Researchers Near Completion of Complex Corn Genome
“Scientists now will be able to accurately and efficiently probe the corn genome to find ways to improve breeding and subsequently increase crop yields and resistance to drought and disease,” said project leader Richard Wilson, of Washington University in St. Louis, in a statement.
Corn — also called maize — is one of the most important plant species on the planet, Wilson said. In 2007, U.S. farmers grew 13.1 billion bushels of corn for human food, livestock feed and feedstock for biofuel, according to the U.S. Department of Agriculture.
On Thursday, Wilson and his colleagues announced they had finished mapping 95 percent of the genome. The map is a result of a $29.5 million, three-year project begun in 2005 and funded by the USDA, the National Science Foundation and the U.S. Department of Energy.
Corn is only the second crop plant to have its genome sequenced. The rice genome map was finished in 2005.
Sequencing the corn genome was a particularly complex task. The genome includes about 2.5 billion DNA base pairs, compared to only about 430 million in the rice genome.
In corn, those units are arranged into more than 50,000 genes. That’s more than twice as many genes as humans have — although, cautioned project scientist Doreen Ware of Cold Spring Harbor National Laboratory, genes in humans do not behave precisely like genes in plants, and so comparing the two is a little bit like comparing apples and oranges.
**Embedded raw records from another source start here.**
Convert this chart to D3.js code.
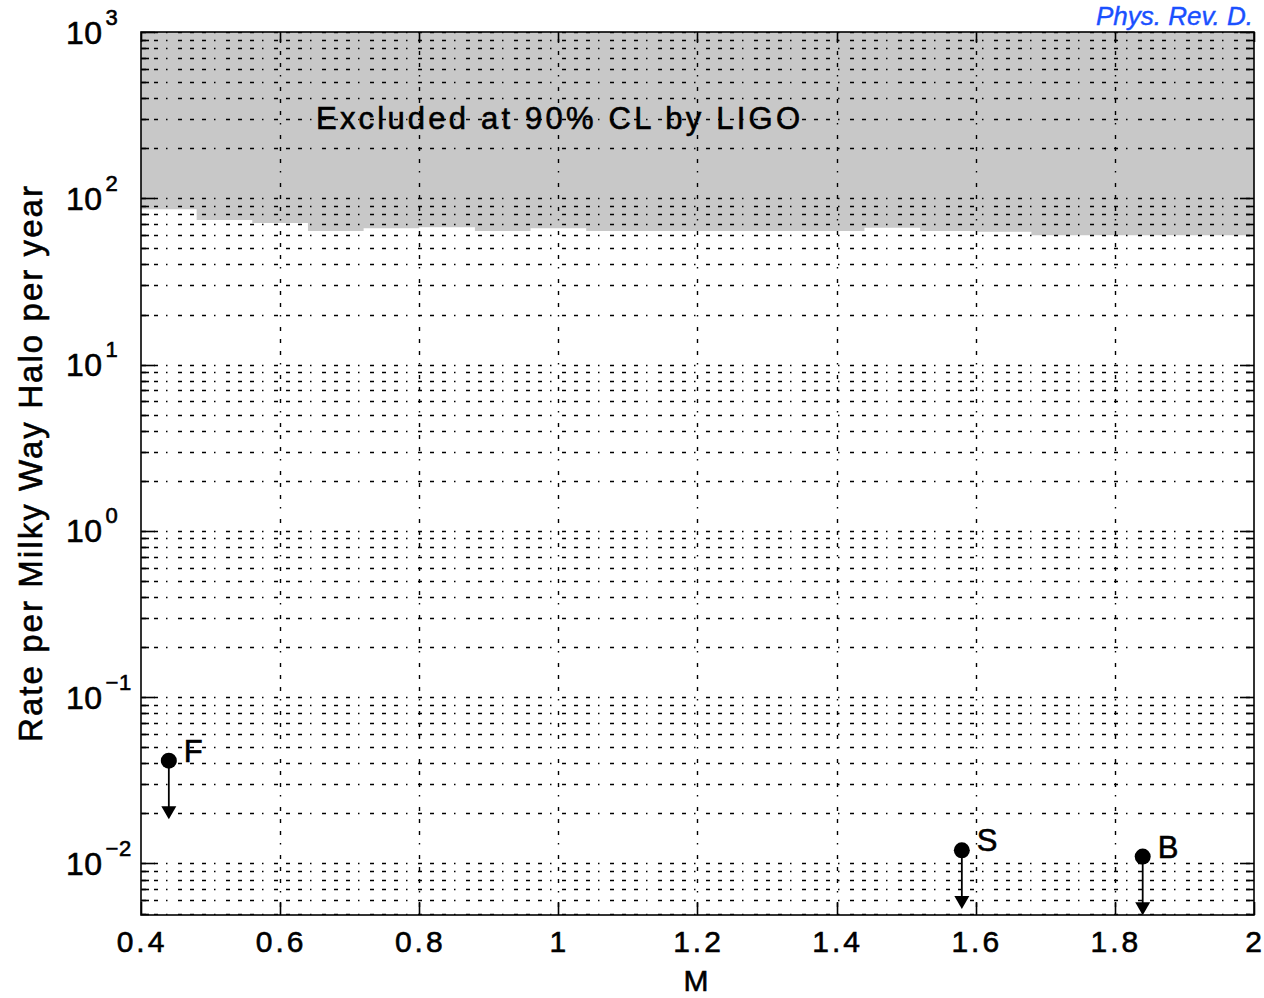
<!DOCTYPE html>
<html>
<head>
<meta charset="utf-8">
<script src="https://cdn.jsdelivr.net/npm/d3@7"></script>
<style>
  html, body { margin: 0; padding: 0; background: #fff; }
  svg text { font-family: "Liberation Sans", Arial, Helvetica, sans-serif; fill: #000; }
  svg text.heavy { stroke: #000; stroke-width: 0.6px; }
</style>
</head>
<body>
<svg id="chart" width="1264" height="998"></svg>
<script>
// Mass axis ticks and labels
const xTicks = [0.4, 0.6, 0.8, 1.0, 1.2, 1.4, 1.6, 1.8, 2.0];
const xTickLabels = ["0.4", "0.6", "0.8", "1", "1.2", "1.4", "1.6", "1.8", "2"];

// Rate axis decades and their exponents
const yDecades = [1e-2, 1e-1, 1e0, 1e1, 1e2, 1e3];
const yExponents = ["\u22122", "\u22121", "0", "1", "2", "3"];

// Excluded region: upper limit (rate per halo per year) in mass bins
const binEdges = [0.40, 0.48, 0.56, 0.64, 0.72, 0.80, 0.88, 0.96, 1.04, 1.12, 1.20,
                  1.28, 1.36, 1.44, 1.52, 1.60, 1.68, 1.76, 1.84, 1.92, 2.00];
const binLimits = [86, 74, 71, 63.5, 66, 67, 63.5, 66, 63.5, 63.5,
                   63.5, 63.5, 63.5, 66.5, 63.5, 63, 60, 60, 60, 60];

// Upper-limit events
const eventNames = ["F", "S", "B"];
const eventMasses = [0.44, 1.58, 1.84];
const eventRates = [0.0415, 0.012, 0.011];
const arrowFactor = 2.25; // arrows point down by this factor in rate

const svg = d3.select("#chart");
const L = 141, R = 1254, T = 32, B = 915;

const x = d3.scaleLinear().domain([0.4, 2.0]).range([L, R]);
const y = d3.scaleLog().domain([0.0049, 1000]).range([B, T]);

svg.append("rect").attr("width", 1264).attr("height", 998).attr("fill", "#fff");

svg.append("defs").append("clipPath").attr("id", "plotClip")
  .append("rect").attr("x", L).attr("y", T).attr("width", R - L).attr("height", B - T);

const plot = svg.append("g").attr("clip-path", "url(#plotClip)");

// Shaded exclusion region above the step limit
const stepPts = [];
binLimits.forEach((v, i) => {
  stepPts.push([binEdges[i], v]);
  stepPts.push([binEdges[i + 1], v]);
});
const area = d3.area()
  .x(d => x(d[0]))
  .y0(T)
  .y1(d => y(d[1]));
plot.append("path").datum(stepPts).attr("d", area).attr("fill", "#c8c8c8");

// Dotted grid
const gridDash = "1.5,10.5,4,8,4,8,4,8";
const [ymin, ymax] = y.domain();
const gridVals = [];
for (let e = -3; e <= 3; e++) {
  for (let m = 1; m <= 9; m++) {
    const v = m * Math.pow(10, e);
    if (v >= ymin && v <= ymax) gridVals.push(v);
  }
}
plot.append("g").selectAll("line").data(gridVals).join("line")
  .attr("x1", L).attr("x2", R)
  .attr("y1", d => Math.round(y(d)) + 0.5).attr("y2", d => Math.round(y(d)) + 0.5)
  .attr("stroke", "#000").attr("stroke-width", 1.4)
  .attr("stroke-dasharray", gridDash).attr("stroke-dashoffset", 23);

plot.append("g").selectAll("line").data(xTicks.slice(1, -1)).join("line")
  .attr("x1", d => Math.round(x(d)) + 0.5).attr("x2", d => Math.round(x(d)) + 0.5)
  .attr("y1", T).attr("y2", B)
  .attr("stroke", "#000").attr("stroke-width", 1.4)
  .attr("stroke-dasharray", gridDash).attr("stroke-dashoffset", 5);

// Axis box and inward ticks
const axes = svg.append("g").attr("stroke", "#000").attr("stroke-width", 1.6);
axes.append("rect").attr("x", L).attr("y", T).attr("width", R - L).attr("height", B - T)
  .attr("fill", "none");

xTicks.forEach(t => {
  const px = Math.round(x(t)) + 0.5;
  axes.append("line").attr("x1", px).attr("x2", px).attr("y1", B).attr("y2", B - 13);
  axes.append("line").attr("x1", px).attr("x2", px).attr("y1", T).attr("y2", T + 10);
});

gridVals.forEach(v => {
  const py = Math.round(y(v)) + 0.5;
  const major = yDecades.includes(v);
  const len = major ? 14 : 8;
  axes.append("line").attr("x1", L).attr("x2", L + len).attr("y1", py).attr("y2", py);
  axes.append("line").attr("x1", R).attr("x2", R - len).attr("y1", py).attr("y2", py);
});

// X tick labels
svg.append("g").selectAll("text").data(xTicks).join("text")
  .attr("class", "heavy")
  .attr("x", d => x(d) + 1)
  .attr("y", 952)
  .attr("text-anchor", "middle")
  .attr("font-size", 30)
  .attr("letter-spacing", 3)
  .text((d, i) => xTickLabels[i]);

// Y tick labels: 10 with superscript exponent
const yLab = svg.append("g");
yDecades.forEach((v, i) => {
  const py = y(v);
  const t = yLab.append("text").attr("class", "heavy")
    .attr("x", 66).attr("y", py + 11.5).attr("font-size", 32)
    .attr("letter-spacing", 0.5);
  t.append("tspan").text("10");
  t.append("tspan").attr("dx", 3).attr("dy", -19).attr("font-size", 22).text(yExponents[i]);
});

// Axis titles
svg.append("text")
  .attr("class", "heavy")
  .attr("x", 696).attr("y", 991)
  .attr("text-anchor", "middle")
  .attr("font-size", 30)
  .text("M");

svg.append("text")
  .attr("class", "heavy")
  .attr("transform", "translate(42,464) rotate(-90)")
  .attr("text-anchor", "middle")
  .attr("font-size", 33)
  .attr("textLength", 556)
  .attr("lengthAdjust", "spacing")
  .text("Rate per Milky Way Halo per year");

// Region annotation
svg.append("text")
  .attr("class", "heavy")
  .attr("x", 316).attr("y", 129)
  .attr("font-size", 31)
  .attr("textLength", 484)
  .attr("lengthAdjust", "spacing")
  .text("Excluded at 90% CL by LIGO");

// Events: marker with downward upper-limit arrow
const ev = svg.append("g");
eventNames.forEach((name, i) => {
  const cx = x(eventMasses[i]);
  const cy = y(eventRates[i]);
  const tip = y(eventRates[i] / arrowFactor);
  ev.append("line").attr("x1", cx).attr("x2", cx).attr("y1", cy).attr("y2", tip - 6)
    .attr("stroke", "#000").attr("stroke-width", 1.8);
  ev.append("path")
    .attr("d", `M${cx - 7.5},${tip - 13}L${cx + 7.5},${tip - 13}L${cx},${tip}Z`)
    .attr("fill", "#000");
  ev.append("circle").attr("cx", cx).attr("cy", cy).attr("r", 8).attr("fill", "#000");
  ev.append("text").attr("class", "heavy")
    .attr("x", cx + 15).attr("y", cy + 1).attr("font-size", 31).text(name);
});

// Journal tag
svg.append("text")
  .attr("x", 1253).attr("y", 25)
  .attr("text-anchor", "end")
  .attr("font-size", 26)
  .attr("font-style", "italic")
  .style("fill", "#1a50ff")
  .style("stroke", "#1a50ff")
  .style("stroke-width", "0.4px")
  .text("Phys. Rev. D.");
</script>
</body>
</html>
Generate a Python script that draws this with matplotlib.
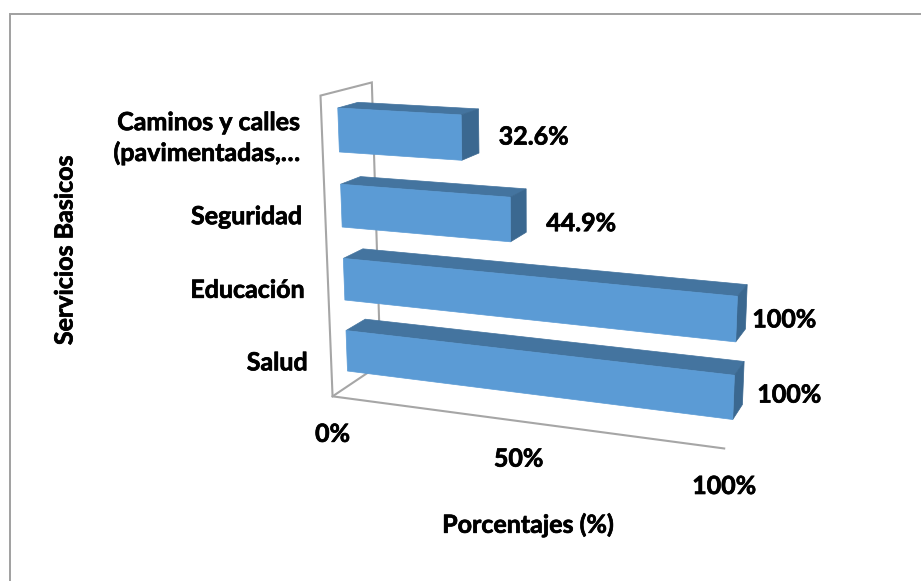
import numpy as np
import matplotlib
matplotlib.use("Agg")
import matplotlib.pyplot as plt
import matplotlib.patheffects as pe
from matplotlib.patches import Polygon

plt.rcParams['font.family'] = ['Lato', 'DejaVu Sans']

categories = ["Salud", "Educación", "Seguridad", "Caminos y calles\n(pavimentadas,…"]
values = [100, 100, 44.9, 32.6]
value_labels = ["100%", "100%", "44.9%", "32.6%"]
ticks = [0, 50, 100]
tick_labels = ["0%", "50%", "100%"]

# camera of the 3D box: (value, height, depth) -> pixels, fitted on the picture
CAMERA = np.array([
    [323.4057, -29.7876, 74.5039, 332.5620],
    [9.8796, -306.0533, -6.6510, 396.3466],
    [-0.094209, -0.055312, 0.069974, 1.0],
])
DEPTH_FRONT, DEPTH_BACK = 0.3089, 0.7055
BAR_START, BAR_STEP, BAR_HEIGHT = 0.0534, 0.2499, 0.1433

FRONT = "#5b9bd5"
TOP = "#44749f"
SIDE = "#3b6890"
GRID = "#a6a6a6"
FS = 18
# Lato bold is a bit lighter than the original font
HEAVY = [pe.withStroke(linewidth=0.5, foreground="black")]


def project(value, height, depth):
    x, y, w = CAMERA @ np.array([value / 100, height, depth, 1.0])
    return x / w, y / w


fig = plt.figure(figsize=(9.21, 5.81), dpi=100)
ax = fig.add_axes([0, 0, 1, 1])
ax.set_xlim(0, 921)
ax.set_ylim(581, 0)
ax.axis("off")

# outer chart border, only top and left show
ax.plot([921, 9.5, 9.5], [13.5, 13.5, 581], color="#a0a0a0", lw=1.4, solid_joinstyle="miter")

# walls of the box
wall = [project(0, 0, 1), project(0, 1, 1), project(0, 1, 0), project(0, 0, 0),
        project(100, 0, 0)]
ax.plot(*zip(*wall), color=GRID, lw=1.5, solid_joinstyle="miter", zorder=1)
ax.plot(*zip(project(0, 0, 0), project(0, 0, 1)), color=GRID, lw=1.5, zorder=1)

# back to front so the lower bars cover the ones behind
for i in reversed(range(len(values))):
    v = values[i]
    lo = BAR_START + i * BAR_STEP
    hi = lo + BAR_HEIGHT
    top = [project(0, hi, DEPTH_FRONT), project(v, hi, DEPTH_FRONT),
           project(v, hi, DEPTH_BACK), project(0, hi, DEPTH_BACK)]
    side = [project(v, hi, DEPTH_FRONT), project(v, lo, DEPTH_FRONT),
            project(v, lo, DEPTH_BACK), project(v, hi, DEPTH_BACK)]
    front = [project(0, hi, DEPTH_FRONT), project(v, hi, DEPTH_FRONT),
             project(v, lo, DEPTH_FRONT), project(0, lo, DEPTH_FRONT)]
    ax.add_patch(Polygon(top, closed=True, fc=TOP, ec=TOP, lw=0.5, zorder=2))
    ax.add_patch(Polygon(side, closed=True, fc=SIDE, ec=SIDE, lw=0.5, zorder=2))
    ax.add_patch(Polygon(front, closed=True, fc=FRONT, ec=FRONT, lw=0.5, zorder=3))

# data labels, offset from the far end of each bar
label_offsets = [(46, 12), (38, 13), (55, 13), (55, 6)]
for i, v in enumerate(values):
    mid = BAR_START + i * BAR_STEP + BAR_HEIGHT / 2
    x, y = project(v, mid, DEPTH_BACK)
    ax.text(x + label_offsets[i][0], y + label_offsets[i][1], value_labels[i],
            ha="center", va="center", fontsize=FS, fontweight="bold", color="black",
            path_effects=HEAVY)

# category labels, right aligned at the left of the wall
cat_offsets = [(-39, 12), (-39, 11), (-39, 11), (-38, 8)]
for i, name in enumerate(categories):
    mid = BAR_START + i * BAR_STEP + BAR_HEIGHT / 2
    x, y = project(0, mid, DEPTH_FRONT)
    ax.text(x + cat_offsets[i][0], y + cat_offsets[i][1], name, ha="right", va="center",
            multialignment="right", fontsize=FS, fontweight="bold", color="black", linespacing=1.37,
            path_effects=HEAVY)

# value axis ticks
for t, lab in zip(ticks, tick_labels):
    x, y = project(t, 0, 0)
    ax.text(x, y + 38, lab, ha="center", va="center", fontsize=FS, fontweight="bold", color="black",
            path_effects=HEAVY)

ax.text(528, 525, "Porcentajes (%)", ha="center", va="center", fontsize=FS, fontweight="bold",
        path_effects=HEAVY)
ax.text(65, 250, "Servicios Basicos", ha="center", va="center", rotation=90, fontsize=FS,
        fontweight="bold", path_effects=HEAVY)

fig.savefig("out.png", dpi=100)
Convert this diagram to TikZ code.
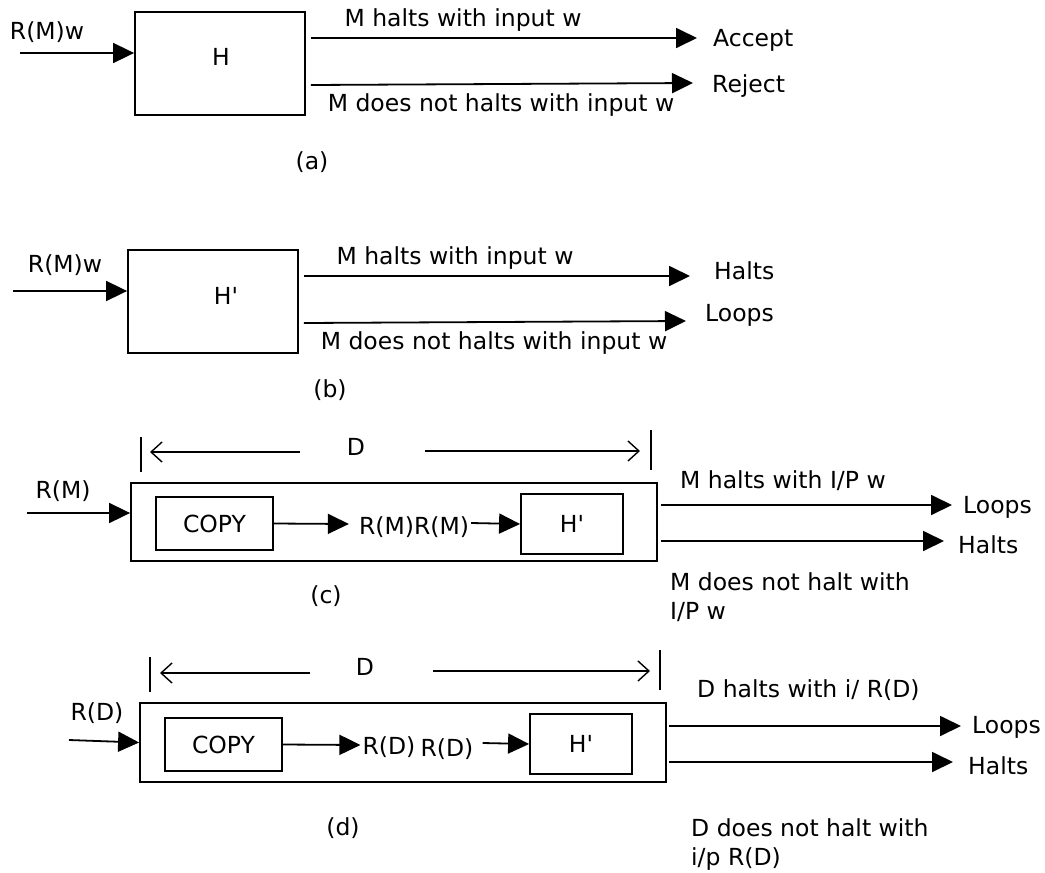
\documentclass[tikz,border=0pt]{standalone}
\usepackage{fontspec}
\setmainfont{DejaVu Sans}
\usetikzlibrary{arrows.meta,calc}

\tikzset{
	box/.style={draw, line width=1.8pt, inner sep=0pt},
	txt/.style={inner sep=0pt, yshift=-2.5pt, font=\fontsize{23.5}{29}\selectfont},
	lft/.style={txt, anchor=west, align=left},
	flow/.style={line width=1.8pt, -{Triangle[length=21pt,width=20pt]}},
	dimline/.style={line width=1.4pt, -{Straight Barb[length=11pt,width=20pt]}},
	tick/.style={line width=1.4pt}
}

\begin{document}
\begin{tikzpicture}[x=1pt, y=-1pt]
			\useasboundingbox (0,0) rectangle (1045,873);
			
			%%%%% (a) %%%%%
			
			\node[box, minimum width=170pt, minimum height=103pt] (H) at (220,63.5) {};
			\node[txt] (Hname) at (221,54) {H};
			\node[txt] (inlblA) at (47,30) {R(M)w};
			\coordinate (inA) at (20,53);
			\draw[flow] (inA) -- (inA -| H.west);
			
			\node[txt] (haltA) at (463,18) {M halts with input w};
			\node[txt] (nhaltA) at (501,103) {M does not halts with input w};
			\node[lft] (accept) at (713,38) {Accept};
			\node[lft] (reject) at (712,84) {Reject};
			\coordinate (acceptT) at (697,38);
			\coordinate (rejectT) at (693,83);
			\draw[flow] ($(H.east)+(5,-25.5)$) -- (acceptT);
			\draw[flow] ($(H.east)+(5,21.5)$) -- (rejectT);
			\node[txt] (capA) at (312,160) {(a)};
			
			%%%%% (b) %%%%%
			
			\node[box, minimum width=170pt, minimum height=103pt] (Hb) at (213,301.5) {};
			\node[txt] (Hbname) at (226,293) {H\textquotesingle};
			\node[txt] (inlblB) at (65,263) {R(M)w};
			\coordinate (inB) at (13,291);
			\draw[flow] (inB) -- (inB -| Hb.west);
			
			\node[txt] (haltB) at (455,256) {M halts with input w};
			\node[txt] (nhaltB) at (494,341) {M does not halts with input w};
			\node[lft] (haltsB) at (714,268) {Halts};
			\node[lft] (loopsB) at (705,313) {Loops};
			\coordinate (haltsBT) at (690,276);
			\coordinate (loopsBT) at (686,321);
			\draw[flow] ($(Hb.east)+(5,-25.5)$) -- (haltsBT);
			\draw[flow] ($(Hb.east)+(5,21.5)$) -- (loopsBT);
			\node[txt] (capB) at (330,388) {(b)};
			
			%%%%% (c) %%%%%
			
			\draw[tick] (141,437) -- (141,472);
			\draw[tick] (651,430) -- (651,470);
			\node[txt] (dC) at (356,444) {D};
			\draw[dimline] (300,452) -- (150,452);
			\draw[dimline] (425,451) -- (640,451);
			
			\node[box, minimum width=526pt, minimum height=78pt] (outC) at (394,522) {};
			\node[box, txt, yshift=2.5pt, minimum width=117pt, minimum height=53pt] (copyC) at (214.5,523.5) {COPY};
			\node[box, txt, yshift=2.5pt, minimum width=102pt, minimum height=60pt] (hpC) at (572,524) {H\textquotesingle};
			\node[txt] (rrC) at (414,525) {R(M)R(M)};
			\draw[flow] (copyC.east) -- ($(rrC.west)+(-10,-3.5)$);
			\draw[flow] ($(rrC.east)+(2,-4.5)$) -- (hpC.west);
			
			\node[txt] (inlblC) at (63,489) {R(M)};
			\coordinate (inC) at (27,513);
			\draw[flow] (inC) -- (inC -| outC.west);
			
			\node[lft] (haltC) at (680,478) {M halts with I/P w};
			\node[lft] (nhaltC) at (670,594.5) {M does not halt with\\I/P w};
			\node[lft] (loopsC) at (963,505) {Loops};
			\node[lft] (haltsC) at (958,542) {Halts};
			\draw[flow] ($(outC.east)+(3,-17)$) -- ($(loopsC.west)+(-11,-2.5)$);
			\draw[flow] ($(outC.east)+(3,19)$) -- ($(haltsC.west)+(-14,-3.5)$);
			\node[txt] (capC) at (326,594) {(c)};
			
			%%%%% (d) %%%%%
			
			\draw[tick] (150,657) -- (150,692);
			\draw[tick] (660,650) -- (660,690);
			\node[txt] (dD) at (365,664) {D};
			\draw[dimline] (310,673) -- (160,673);
			\draw[dimline] (433,671) -- (650,671);
			
			\node[box, minimum width=526pt, minimum height=79pt] (outD) at (403,742.5) {};
			\node[box, txt, yshift=2.5pt, minimum width=117pt, minimum height=53pt] (copyD) at (223.5,744.5) {COPY};
			\node[box, txt, yshift=2.5pt, minimum width=102pt, minimum height=60pt] (hpD) at (581,744) {H\textquotesingle};
			\node[txt] (rdA) at (389,745) {R(D)};
			\node[txt] (rdB) at (447,747) {R(D)};
			\draw[flow] (copyD.east) -- ($(rdA.west)+(-2,-2.5)$);
			\draw[flow] ($(rdB.east)+(9,-6.5)$) -- (hpD.west);
			
			\node[txt] (inlblD) at (97,711) {R(D)};
			\coordinate (inD) at (69,740);
			\draw[flow] (inD) -- (outD.west);
			
			\node[lft] (haltD) at (697,688) {D halts with i/ R(D)};
			\node[lft] (nhaltD) at (691,842.5) {D does not halt with\\i/p R(D)};
			\node[lft] (loopsD) at (972,725) {Loops};
			\node[lft] (haltsD) at (968,763) {Halts};
			\draw[flow] ($(outD.east)+(2,-16.5)$) -- ($(loopsD.west)+(-11,-1.5)$);
			\draw[flow] ($(outD.east)+(2,19.5)$) -- ($(haltsD.west)+(-15,-3.5)$);
			\node[txt] (capD) at (343,826) {(d)};
			
		\end{tikzpicture}
\end{document}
The researchers will devote the final year of the project to filling in the remaining small gaps in the sequence, Wilson said — but the “rough draft” map is already being used by other researchers.
“During the past few months, we’ve heard from numerous members of the maize research community as to how the sequence is making a difference in their work,” Wilson said.
The team has made the information available to other scientists via GenBank, a free online DNA database run by the National Institutes of Health.
Nathan Springer, a plant geneticist at the University of Minnesota, says the corn genome information has already been valuable in his work. He studies which genes lead to specific characteristics in corn.
“I have a mutation that turns B73 [a variety of corn] into an albino, and I want to find the mutation,” he says. “In the past that used to take 15 years, now it might take six months [...] These are topics breeders have worked on for decades, the fun of it is that we get to go back to old questions with new tools.”